# Need Movers from DXB to the USA



## sulu762 (Sep 10, 2011)

It's that time to move back to the USA (west coast) and I am looking for a company to ship my household goods.

My company provided me the names of two companies, but it is unlikely that they have offices in the USA. I'm looking for a company who has offices in the USA where I can pound on a desk (figuratively) in case I have problems receiving / tracking my shipment.

Any ideas out there? I searched the forum but only located recommendations shipping to DXB.


----------



## YankeeDoodleDandy (Jan 27, 2012)

sulu762 said:


> It's that time to move back to the USA (west coast) and I am looking for a company to ship my household goods.
> 
> My company provided me the names of two companies, but it is unlikely that they have offices in the USA. I'm looking for a company who has offices in the USA where I can pound on a desk (figuratively) in case I have problems receiving / tracking my shipment.
> 
> Any ideas out there? I searched the forum but only located recommendations shipping to DXB.




****
At this time, I would steer you away from Relogulf! it's a long story and happy to share. Flatrate has our stuff in NJ awaiting the final payment and won't deliver. this has been going on now since December.
YDD


----------



## Jynxgirl (Nov 27, 2009)

Watch out for the non delivery. Heard a story where a company never paid and their stuff set for months. Then the months and months of storage on top, made them unable to get their stuff at all!!!!


----------



## sulu762 (Sep 10, 2011)

YankeeDoodleDandy said:


> ****
> At this time, I would steer you away from Relogulf! it's a long story and happy to share. Flatrate has our stuff in NJ awaiting the final payment and won't deliver. this has been going on now since December.
> YDD



Thank you all for the insight. I'll make sure that my company does not choose Relogulf (which was one of the recommended companies).


----------



## siaki (Dec 14, 2011)

Agree, *stay away from RELOGULF* and RELO in general anywhere in the world, had lot of issues starting from the contract, ending with boxes lost and extra 1000 dollars ransom to be paid to release the stuff held as hostage. I did the mistake of not checking the forums before and this is the result!


----------



## OnTheCamel (Aug 29, 2012)

Can anyone please recommend movers going the other way? US to Dubai?


----------



## -Tenshi- (Jan 18, 2010)

Euro Movers International do Dubai -> USA and USA -> Dubai. I only heard good things about them, and I'm doing my relocation with them at the moment and everything is working out right now.


----------



## houstonian2012 (Jul 16, 2012)

OnTheCamel said:


> Can anyone please recommend movers going the other way? US to Dubai?

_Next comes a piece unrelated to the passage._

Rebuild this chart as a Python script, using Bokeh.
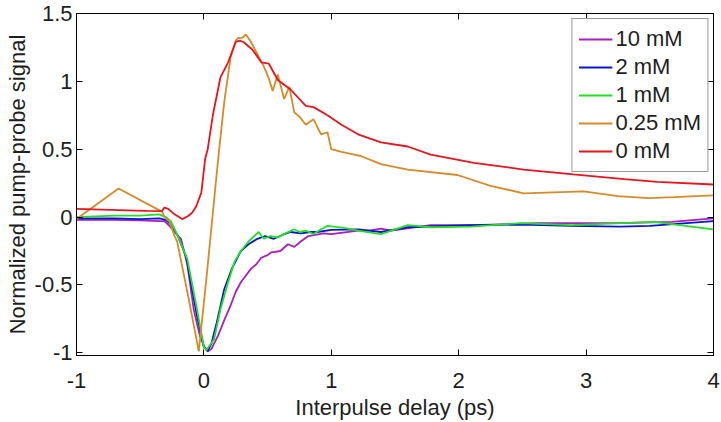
from bokeh.plotting import figure
from bokeh.models import LinearAxis, FixedTicker, Legend, LegendItem, Range1d
from bokeh.embed import file_html
from bokeh.resources import INLINE

# ---------------- data ----------------
series_names = ["10 mM", "2 mM", "1 mM", "0.25 mM", "0 mM"]
series_colors = ["#A81EC0", "#0A14D2", "#22E022", "#D98A28", "#E8141E"]

x_10mM = [-1.0, -0.7, -0.5, -0.35, -0.31, -0.27, -0.23, -0.18, -0.13, -0.08, -0.03, 0.0, 0.03,
          0.06, 0.11, 0.16, 0.21, 0.25, 0.29, 0.33, 0.37, 0.41, 0.45, 0.5, 0.53, 0.6, 0.66, 0.71,
          0.76, 0.82, 0.94, 1.0, 1.21, 1.3, 1.39, 1.47, 1.78, 2.1, 2.62, 3.27, 3.67, 4.0]
y_10mM = [-0.02, -0.02, -0.025, -0.03, -0.03, -0.065, -0.11, -0.16, -0.35, -0.68, -0.88, -0.95, -0.99,
          -0.97, -0.875, -0.76, -0.65, -0.55, -0.48, -0.43, -0.38, -0.35, -0.30, -0.28, -0.26, -0.25, -0.2, -0.22,
          -0.18, -0.14, -0.12, -0.125, -0.10, -0.10, -0.085, -0.10, -0.06, -0.06, -0.045, -0.045, -0.035, -0.01]

x_2mM = [-1.0, -0.7, -0.5, -0.35, -0.3, -0.25, -0.2, -0.14, -0.06, 0.0, 0.03, 0.06, 0.1, 0.16,
         0.22, 0.29, 0.35, 0.42, 0.48, 0.55, 0.62, 0.68, 0.76, 0.84, 0.89, 1.0, 1.21, 1.39, 1.6,
         2.1, 2.5, 2.88, 3.27, 3.5, 4.0]
y_2mM = [-0.01, -0.01, -0.015, -0.01, -0.02, -0.06, -0.15, -0.29, -0.70, -0.96, -0.985, -0.93, -0.78, -0.53,
         -0.38, -0.25, -0.2, -0.16, -0.14, -0.16, -0.13, -0.11, -0.12, -0.11, -0.11, -0.095, -0.09, -0.11, -0.075,
         -0.06, -0.055, -0.065, -0.07, -0.065, -0.03]

x_1mM = [-1.0, -0.7, -0.5, -0.35, -0.30, -0.26, -0.2, -0.13, -0.06, 0.0, 0.02, 0.08, 0.13, 0.19,
         0.24, 0.29, 0.35, 0.43, 0.47, 0.52, 0.58, 0.64, 0.71, 0.75, 0.80, 0.86, 0.92, 0.97, 1.1,
         1.21, 1.39, 1.60, 1.78, 2.1, 2.49, 2.88, 3.53, 4.0]
y_1mM = [0.0, 0.01, 0.01, 0.02, 0.0, -0.03, -0.15, -0.31, -0.65, -0.96, -0.98, -0.9, -0.68, -0.48,
         -0.33, -0.25, -0.18, -0.11, -0.16, -0.14, -0.15, -0.12, -0.09, -0.11, -0.10, -0.125, -0.09, -0.065, -0.08,
         -0.1, -0.125, -0.06, -0.075, -0.07, -0.045, -0.06, -0.035, -0.09]

x_025mM = [-1.0, -0.67, -0.33, -0.30, -0.27, -0.23, -0.21, -0.12, -0.04, 0.02, 0.09, 0.12, 0.16, 0.21,
           0.25, 0.27, 0.30, 0.33, 0.37, 0.42, 0.47, 0.51, 0.54, 0.58, 0.63, 0.67, 0.71, 0.75, 0.80,
           0.86, 0.92, 0.97, 1.0, 1.08, 1.18, 1.23, 1.39, 1.60, 1.99, 2.25, 2.51, 2.98, 3.25, 3.49,
           3.69, 4.0]
y_025mM = [-0.015, 0.21, 0.04, -0.01, -0.035, -0.14, -0.18, -0.6, -0.99, -0.45, 0.22, 0.5, 0.85, 1.18,
           1.30, 1.32, 1.32, 1.345, 1.29, 1.2, 1.11, 1.02, 0.93, 1.05, 0.87, 0.96, 0.77, 0.74, 0.68,
           0.72, 0.61, 0.625, 0.5, 0.48, 0.46, 0.45, 0.39, 0.35, 0.31, 0.23, 0.175, 0.19, 0.155, 0.14,
           0.147, 0.16]

x_0mM = [-1.0, -0.8, -0.6, -0.45, -0.33, -0.31, -0.28, -0.23, -0.17, -0.12, -0.09, -0.06, -0.02,
         0.01, 0.03, 0.07, 0.13, 0.19, 0.25, 0.28, 0.31, 0.38, 0.45, 0.51, 0.58, 0.68, 0.8, 0.86,
         0.97, 1.08, 1.21, 1.39, 1.6, 1.78, 2.12, 2.51, 2.9, 3.3, 3.56, 4.0]
y_0mM = [0.06, 0.055, 0.05, 0.045, 0.044, 0.07, 0.06, 0.02, -0.015, 0.01, 0.035, 0.08, 0.18,
         0.43, 0.5, 0.75, 1.03, 1.14, 1.29, 1.30, 1.29, 1.235, 1.14, 1.13, 1.01, 0.94, 0.82, 0.81,
         0.75, 0.68, 0.61, 0.55, 0.52, 0.46, 0.40, 0.35, 0.315, 0.28, 0.26, 0.24]

xs = [x_10mM, x_2mM, x_1mM, x_025mM, x_0mM]
ys = [y_10mM, y_2mM, y_1mM, y_025mM, y_0mM]

x_limits = [-1, 4]
y_limits = [-1.02, 1.5]
x_ticks = [-1, 0, 1, 2, 3, 4]
x_tick_labels = ["-1", "0", "1", "2", "3", "4"]
y_ticks = [-1, -0.5, 0, 0.5, 1, 1.5]
y_tick_labels = ["-1", "-0.5", "0", "0.5", "1", "1.5"]

x_label = "Interpulse delay (ps)"
y_label = "Normalized pump-probe signal"

# ---------------- figure ----------------
FONT = "Liberation Sans"
TXT = "#1e1e1e"

p = figure(width=721, height=422, output_backend="svg", toolbar_location=None,
           x_range=Range1d(*x_limits), y_range=Range1d(*y_limits),
           min_border_left=76, min_border_right=8, min_border_top=13, min_border_bottom=65)
p.background_fill_color = "white"
p.border_fill_color = "white"
p.outline_line_color = "black"
p.outline_line_width = 1
p.xgrid.visible = False
p.ygrid.visible = False

def style_axis(ax, ticks, labels, show_labels=True):
    ax.ticker = FixedTicker(ticks=ticks)
    ax.minor_tick_line_color = None
    ax.major_tick_in = 6
    ax.major_tick_out = 0
    ax.major_tick_line_color = "black"
    ax.axis_line_color = "black"
    if show_labels:
        ax.major_label_overrides = {t: l for t, l in zip(ticks, labels)}
        ax.major_label_text_font = FONT
        ax.major_label_text_color = TXT
        ax.major_label_text_font_size = "22px"
        ax.major_label_text_line_height = 1.0
    else:
        ax.major_label_text_font_size = "0px"
        ax.major_label_text_color = None
        ax.major_label_text_alpha = 0
        ax.major_label_standoff = 0

xa = p.xaxis[0]
style_axis(xa, x_ticks, x_tick_labels)
xa.major_label_standoff = 17
xa.axis_label = x_label
xa.axis_label_text_font = FONT
xa.axis_label_text_font_size = "22px"
xa.axis_label_text_font_style = "normal"
xa.axis_label_text_color = TXT
xa.axis_label_text_line_height = 1.0
xa.axis_label_standoff = 4

ya = p.yaxis[0]
style_axis(ya, y_ticks, y_tick_labels)
ya.major_label_standoff = 4
ya.axis_label = y_label
ya.axis_label_text_font = FONT
ya.axis_label_text_font_size = "22px"
ya.axis_label_text_font_style = "normal"
ya.axis_label_text_color = TXT
ya.axis_label_text_line_height = 1.0
ya.axis_label_standoff = 2

top_ax = LinearAxis()
style_axis(top_ax, x_ticks, x_tick_labels, show_labels=False)
p.add_layout(top_ax, "above")
right_ax = LinearAxis()
style_axis(right_ax, y_ticks, y_tick_labels, show_labels=False)
p.add_layout(right_ax, "right")

items = []
for name, color, x, y in zip(series_names, series_colors, xs, ys):
    r = p.line(x, y, line_color=color, line_width=1.8)
    items.append(LegendItem(label=name, renderers=[r]))

legend = Legend(items=items, location="top_right")
legend.label_text_font = FONT
legend.label_text_font_size = "22px"
legend.label_text_color = TXT
legend.glyph_width = 34
legend.glyph_height = 28
legend.label_height = 28
legend.label_standoff = 3
legend.spacing = 0
legend.padding = 6
legend.margin = 5
legend.border_line_color = "#333333"
legend.border_line_width = 1
legend.background_fill_color = "white"
legend.background_fill_alpha = 1
p.add_layout(legend, "center")

open("out.html", "w").write(file_html(p, INLINE))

My company is working with Vanpac Intl to ship my stuff from Hou to Dubai. 

Can't comment on quality of service yet but my company thinks they do a pretty decent job.


----------



## OnTheCamel (Aug 29, 2012)

Thanks Tenshi & Houstonian. I will contact them.


----------



## caramel camel (Jan 24, 2013)

Oh no, I have signed up with Relogulf. Anyone used Move ONE?
Facepalm.


----------



## siaki (Dec 14, 2011)

caramel camel said:


> Oh no, I have signed up with Relogulf. Anyone used Move ONE?
> Facepalm.


I have been forced to use a lawyer with Relogulf, more than a year and still nothing... do ur best to avoid those guys, u know what u will be facin... check complaintboard on the web about them


----------



## terdubai (Feb 15, 2012)

We used move one, and everything is going well so far!


----------



## Simey (Dec 4, 2012)

OnTheCamel said:


> Can anyone please recommend movers going the other way? US to Dubai?

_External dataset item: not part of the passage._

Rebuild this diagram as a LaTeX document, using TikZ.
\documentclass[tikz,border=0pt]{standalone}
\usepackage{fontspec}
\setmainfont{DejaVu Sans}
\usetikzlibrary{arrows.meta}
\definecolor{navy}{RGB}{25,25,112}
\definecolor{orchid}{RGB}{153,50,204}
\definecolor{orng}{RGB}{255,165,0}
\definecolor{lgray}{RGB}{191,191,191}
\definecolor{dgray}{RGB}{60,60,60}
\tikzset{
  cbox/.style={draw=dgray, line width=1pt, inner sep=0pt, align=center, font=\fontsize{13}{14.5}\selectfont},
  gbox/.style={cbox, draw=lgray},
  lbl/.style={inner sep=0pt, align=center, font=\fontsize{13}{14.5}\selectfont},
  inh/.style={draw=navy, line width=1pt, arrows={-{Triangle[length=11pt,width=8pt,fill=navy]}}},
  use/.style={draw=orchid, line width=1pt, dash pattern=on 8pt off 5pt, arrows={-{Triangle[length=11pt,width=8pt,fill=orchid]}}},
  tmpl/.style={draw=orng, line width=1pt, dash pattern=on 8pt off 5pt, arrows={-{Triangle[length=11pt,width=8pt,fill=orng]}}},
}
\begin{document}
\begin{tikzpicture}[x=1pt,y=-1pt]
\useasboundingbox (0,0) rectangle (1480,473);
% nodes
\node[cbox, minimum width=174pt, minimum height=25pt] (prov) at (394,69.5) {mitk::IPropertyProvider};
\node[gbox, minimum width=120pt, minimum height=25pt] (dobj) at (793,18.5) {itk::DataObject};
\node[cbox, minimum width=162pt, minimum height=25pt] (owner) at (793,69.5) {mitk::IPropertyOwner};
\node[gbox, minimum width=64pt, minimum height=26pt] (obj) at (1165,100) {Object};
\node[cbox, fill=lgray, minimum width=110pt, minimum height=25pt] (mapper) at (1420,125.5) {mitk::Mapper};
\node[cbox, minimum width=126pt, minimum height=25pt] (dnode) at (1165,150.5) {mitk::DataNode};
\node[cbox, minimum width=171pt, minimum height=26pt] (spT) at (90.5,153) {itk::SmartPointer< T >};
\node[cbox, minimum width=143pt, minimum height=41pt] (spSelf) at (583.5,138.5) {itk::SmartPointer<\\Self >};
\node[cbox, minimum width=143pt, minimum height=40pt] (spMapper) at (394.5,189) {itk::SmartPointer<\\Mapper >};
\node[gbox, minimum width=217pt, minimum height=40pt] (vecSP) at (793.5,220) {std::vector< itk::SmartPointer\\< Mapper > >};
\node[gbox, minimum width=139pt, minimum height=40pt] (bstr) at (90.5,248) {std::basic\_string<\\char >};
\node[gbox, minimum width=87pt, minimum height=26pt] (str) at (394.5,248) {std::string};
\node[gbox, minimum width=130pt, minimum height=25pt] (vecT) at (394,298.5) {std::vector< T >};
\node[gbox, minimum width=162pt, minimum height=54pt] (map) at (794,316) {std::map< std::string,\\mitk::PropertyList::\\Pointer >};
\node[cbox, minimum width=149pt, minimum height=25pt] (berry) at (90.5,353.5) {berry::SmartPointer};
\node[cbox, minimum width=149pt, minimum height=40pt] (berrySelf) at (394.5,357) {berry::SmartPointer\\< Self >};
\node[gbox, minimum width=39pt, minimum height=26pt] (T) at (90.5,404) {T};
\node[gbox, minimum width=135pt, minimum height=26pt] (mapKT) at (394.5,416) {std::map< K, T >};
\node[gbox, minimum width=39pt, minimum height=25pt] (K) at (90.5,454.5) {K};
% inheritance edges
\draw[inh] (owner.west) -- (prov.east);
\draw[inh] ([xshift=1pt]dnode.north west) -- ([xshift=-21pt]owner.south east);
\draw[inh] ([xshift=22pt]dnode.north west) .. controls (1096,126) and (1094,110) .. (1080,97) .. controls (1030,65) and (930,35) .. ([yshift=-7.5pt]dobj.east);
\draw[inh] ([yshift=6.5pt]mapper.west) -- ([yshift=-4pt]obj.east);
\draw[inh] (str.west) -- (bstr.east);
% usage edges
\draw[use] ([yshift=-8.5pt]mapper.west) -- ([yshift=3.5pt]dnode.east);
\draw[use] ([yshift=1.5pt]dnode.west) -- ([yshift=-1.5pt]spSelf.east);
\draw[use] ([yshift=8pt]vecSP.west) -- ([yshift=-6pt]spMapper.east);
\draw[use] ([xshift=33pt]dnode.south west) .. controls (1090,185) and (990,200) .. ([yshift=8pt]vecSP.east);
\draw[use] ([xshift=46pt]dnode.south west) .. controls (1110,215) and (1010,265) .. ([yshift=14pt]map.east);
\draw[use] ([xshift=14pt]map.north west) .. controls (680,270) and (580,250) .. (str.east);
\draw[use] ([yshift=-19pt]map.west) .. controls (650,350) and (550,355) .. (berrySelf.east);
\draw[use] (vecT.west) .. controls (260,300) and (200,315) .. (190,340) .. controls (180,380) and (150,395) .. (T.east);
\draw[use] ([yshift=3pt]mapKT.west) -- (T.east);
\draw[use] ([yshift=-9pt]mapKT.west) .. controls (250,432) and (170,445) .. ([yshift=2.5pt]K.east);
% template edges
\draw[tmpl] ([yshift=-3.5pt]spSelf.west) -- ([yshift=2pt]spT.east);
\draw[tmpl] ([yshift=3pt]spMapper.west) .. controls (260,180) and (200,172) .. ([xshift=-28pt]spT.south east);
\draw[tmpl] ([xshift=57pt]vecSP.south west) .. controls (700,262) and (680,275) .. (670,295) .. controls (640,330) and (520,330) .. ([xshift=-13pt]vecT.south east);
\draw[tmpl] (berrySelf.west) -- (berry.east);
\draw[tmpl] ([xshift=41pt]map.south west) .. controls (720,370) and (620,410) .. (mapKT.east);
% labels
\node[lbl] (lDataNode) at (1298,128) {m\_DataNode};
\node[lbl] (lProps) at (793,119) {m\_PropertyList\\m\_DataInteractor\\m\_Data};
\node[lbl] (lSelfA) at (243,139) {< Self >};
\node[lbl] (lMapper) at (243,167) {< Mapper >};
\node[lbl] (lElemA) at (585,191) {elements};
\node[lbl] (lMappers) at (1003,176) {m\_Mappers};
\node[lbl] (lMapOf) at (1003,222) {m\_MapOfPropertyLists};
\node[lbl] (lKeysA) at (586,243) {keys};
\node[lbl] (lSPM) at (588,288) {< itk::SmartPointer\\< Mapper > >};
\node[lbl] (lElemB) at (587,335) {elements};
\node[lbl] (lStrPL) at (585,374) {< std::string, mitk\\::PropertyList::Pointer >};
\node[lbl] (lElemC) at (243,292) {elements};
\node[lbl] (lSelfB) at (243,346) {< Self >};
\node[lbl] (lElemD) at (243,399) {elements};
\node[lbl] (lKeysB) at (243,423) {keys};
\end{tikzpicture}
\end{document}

I was very happy with Brauns International. I moved from the DC area, so I used their Ashburn VA branch, but I believe they have other locations.


----------



## terdubai (Feb 15, 2012)

Small world... Moving from Dubai to Ashburn currently!


----------



## Simey (Dec 4, 2012)

terdubai said:


> Small world... Moving from Dubai to Ashburn currently!


Yes, but is Ashburn really a place? I thought it was just the more polite way to say "stuff right around Dulles Airport".

Good luck with the move.


----------



## terdubai (Feb 15, 2012)

It's really a place  Town about 10 min from IAD.


----------



## Jayrue (Nov 28, 2012)

caramel camel said:


> Oh no, I have signed up with Relogulf. Anyone used Move ONE?
> Facepalm.


Bad news! Do NOT give them money or belongings, you probably won't see either again. A friend is dealing with them right now, with no hope of recovering belongings or payment.


----------



## siaki (Dec 14, 2011)

Jayrue said:


> Bad news! Do NOT give them money or belongings, you probably won't see either again. A friend is dealing with them right now, with no hope of recovering belongings or payment.

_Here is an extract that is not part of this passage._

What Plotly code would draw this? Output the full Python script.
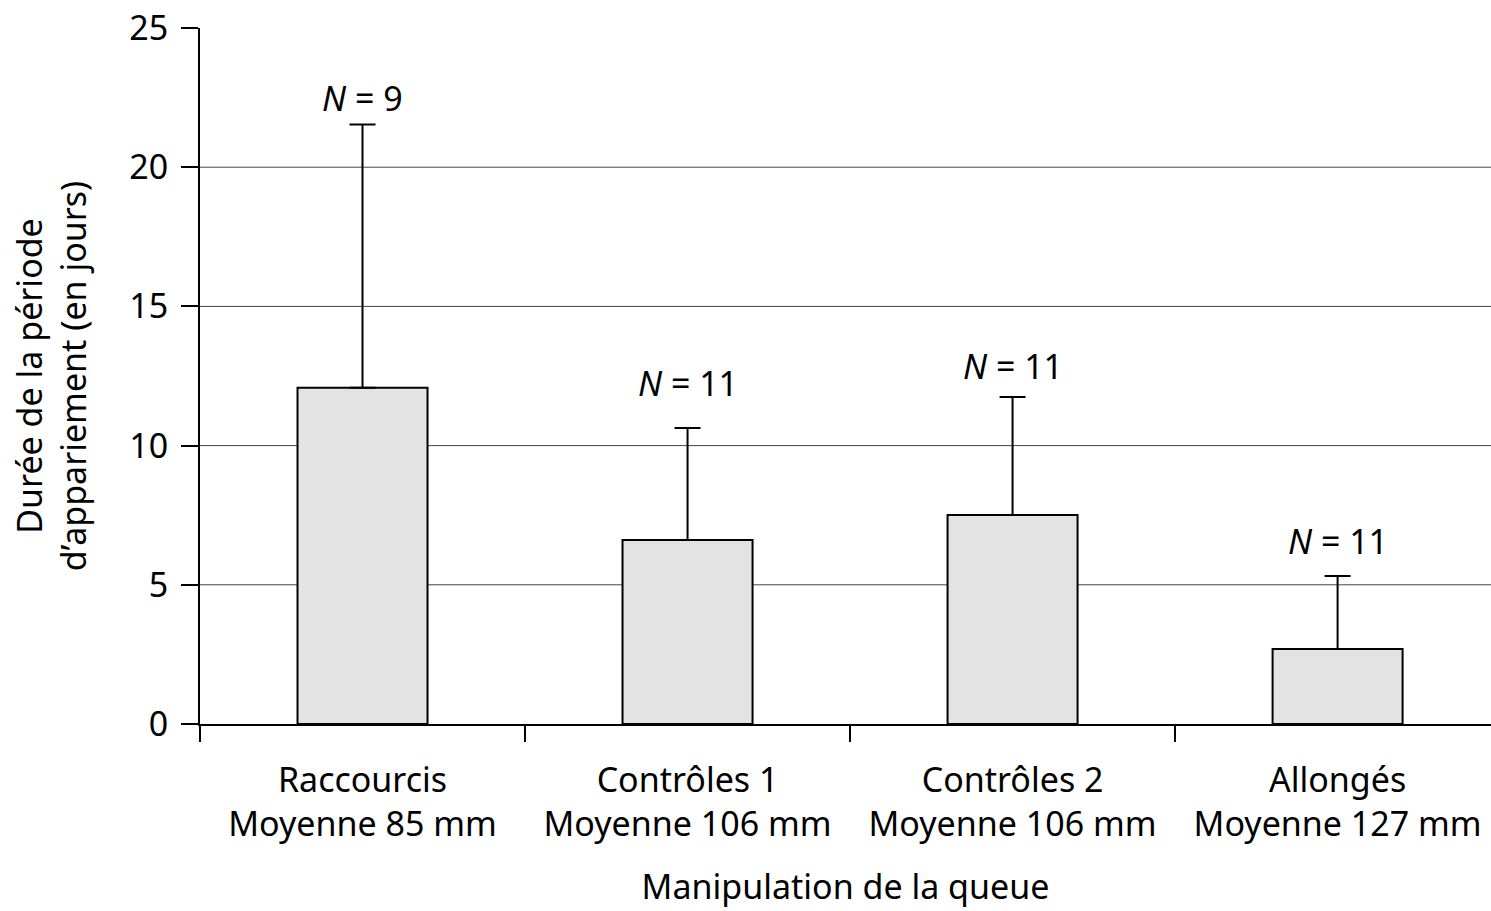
import plotly.graph_objects as go

categories = ["Raccourcis<br>Moyenne 85 mm", "Contrôles 1<br>Moyenne 106 mm",
              "Contrôles 2<br>Moyenne 106 mm", "Allongés<br>Moyenne 127 mm"]
means = [12.08, 6.61, 7.51, 2.69]
upper_err = [9.45, 4.02, 4.24, 2.63]
n_labels = ["<i>N</i> = 9", "<i>N</i> = 11", "<i>N</i> = 11", "<i>N</i> = 11"]
label_y = [22.5, 12.25, 12.86, 6.57]
y_ticks = [0, 5, 10, 15, 20, 25]
grid_vals = [5, 10, 15, 20]

FONT = "Noto Sans"
FS = 34
fig = go.Figure()
fig.add_trace(go.Bar(
    x=categories, y=means, width=0.4,
    marker=dict(color="#e3e3e3", line=dict(color="black", width=2)),
    error_y=dict(type="data", array=upper_err, arrayminus=[0] * len(means),
                 symmetric=False, color="black", thickness=2, width=13),
))

for c, t, yy in zip(categories, n_labels, label_y):
    fig.add_annotation(x=c, y=yy, text=t, showarrow=False,
                       font=dict(family=FONT, size=FS, color="black"))

for g in grid_vals:
    fig.add_shape(type="line", xref="paper", yref="y", x0=0, x1=1, y0=g, y1=g,
                  line=dict(color="#444444", width=1), layer="below")

fig.update_layout(
    width=1491, height=911,
    margin=dict(l=200, r=0, t=28, b=187),
    plot_bgcolor="white", paper_bgcolor="white",
    showlegend=False,
    font=dict(family=FONT, size=FS, color="black"),
)
fig.update_xaxes(
    range=[-0.5, 3.472], tickson="boundaries", ticks="outside", ticklen=16,
    tickwidth=2, tickcolor="black", showline=True, linecolor="black", linewidth=2,
    showgrid=False, tickfont=dict(size=FS), ticklabelstandoff=25,
    title=dict(text="Manipulation de la queue", font=dict(size=FS), standoff=30),
)
fig.update_yaxes(
    range=[0, 25], tickvals=y_ticks, ticks="outside", ticklen=17, tickwidth=2,
    tickcolor="black", showline=True, linecolor="black", linewidth=2,
    showgrid=False, zeroline=False, tickfont=dict(size=FS), ticklabelstandoff=6,
    title=dict(text="Durée de la période<br>d’appariement (en jours)", font=dict(size=FS), standoff=32),
)

fig.write_html("out.html")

Agree completely, had some goods stolen in transit (while other lost) and after 1 year haven't seen any money from the insurance they said I had (but I am guessing they got the cash and never did it)...


----------



## Brain_ (Jun 16, 2013)

Crowne International is not bad. I used them moving back from China to Germany. It all depends on the local guys really.
Recently I used Writers Relocation. They are well organised and fast.

Good luck


----------